According to American Hospital Association data, hospital admissions dropped 15.1 percent -- from 36.3 million to 30.8 million between 1982 and 1992. During the same period, Wisconsin inpatient admission dropped 24.2 percent -- from 765,000 to 580,000 -- a margin which implies more effective levels of service by state hospitals. The number of corresponding hospital inpatient days fell 24.5 percent nationally and 38.9 percent in Wisconsin.

"The word 'hospital' is no longer a meaningful term," Size says. "We have to be thinking of the entire picture as a health-care delivery system with different components."

Hymans agrees based on nothing more than the change in the number of beds at Memorial Medical Center. "We started out as a 140-bed hospital, but that was a number that never really had any meaning," he says. "Right now we're licensed for between 105 and 110 beds but we really consider usage in the 70- to 75-bed range."

That decline also is indicated in both national and state trends. From 1982 to 1992, as in-patient admission declined, outpatient visits rose dramatically. Nationally, outpatient visits increased from 248.1 million to 348.5 million, a rise of 40.5 percent. In Wisconsin, outpatient visits grew from 4.4 million to almost seven million, an increase of 59.7 percent. Taken together with inpatient admission, overall visits per hospital jumped 54 percent nationwide, compared to 78.6 percent in Wisconsin.

But the nature of the market was changing, and Wisconsin's rural and specialty hospitals began to close their doors as the medical community sought greater economies of scale. Communities like Algoma in the east, Mondovi in the west, New Berlin in the south and Washburn in the north once had their own hospitals.

But no more. Between 1980 and 1993, 11 rural community and 14 psychiatric and AODA hospitals shut down in Wisconsin. Many of the rural institutions were victims of a disproportionate number of Medicare and Medicaid patients reimbursing the institution at below-market rates. And other rural hospitals could follow, especially in light of employers who insist that prepaid providers can bring even greater economies of scale to rural settings.

"Despite the apparent logic, those arguments don't always work," Hymans says. "In some cases, in fact, the effect is just the opposite."

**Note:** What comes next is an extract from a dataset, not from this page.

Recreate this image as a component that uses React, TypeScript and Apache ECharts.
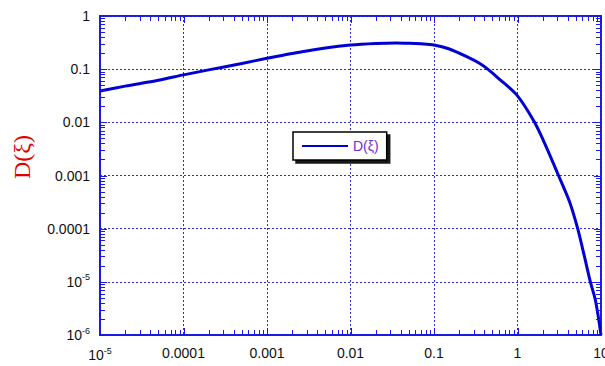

Citing statistics from the Office of Health Care Information, Hymans notes that the average cost of newborn delivery in Wisconsin is $2,365. The smallest provider groups average only $1,745 per newborn delivery, while the largest groups average $2,771. The same holds true for simple pneumonia. The state average is $6,968 for treatment with the smallest provider groups averaging only $5,496. The largest groups, on the other hand, average $7,882.

"This is really a war of perception between what we can already offer and what prepaid plan providers claim they can do," Hymans says. "We're really at the mercy of whatever program comes marching into town. I'm already anticipating pressure from Northern States Power and James River Corporation -- this area's two biggest employers -- to align with some urban-based provider in an attempt to cut costs.

"But it's really clear to all of us in rural health that no provider or insurer can write a policy for people throughout the state," Hymans adds. "Each area has its own health-care delivery challenges."

Size agrees that encroaching managed-care scenarios will help some providers bring costs and service usages more into line. He also believes it will help health maintenance organization (HMO) penetration, which runs from virtually nil in some northern counties to the state's high of 50 percent in Dane County. But he cautions all providers to reorganize to bring maximum value to the patients they serve.

"We all have our own individual demons, but most of us are in rural health because it's a local business and a community service," Size says. "Our basic fear is that health care will become a commodity sold only by a large, impersonal delivery mechanism."

And that, says Size and others would quickly become the biggest hurdle of all to effective rural health-care delivery.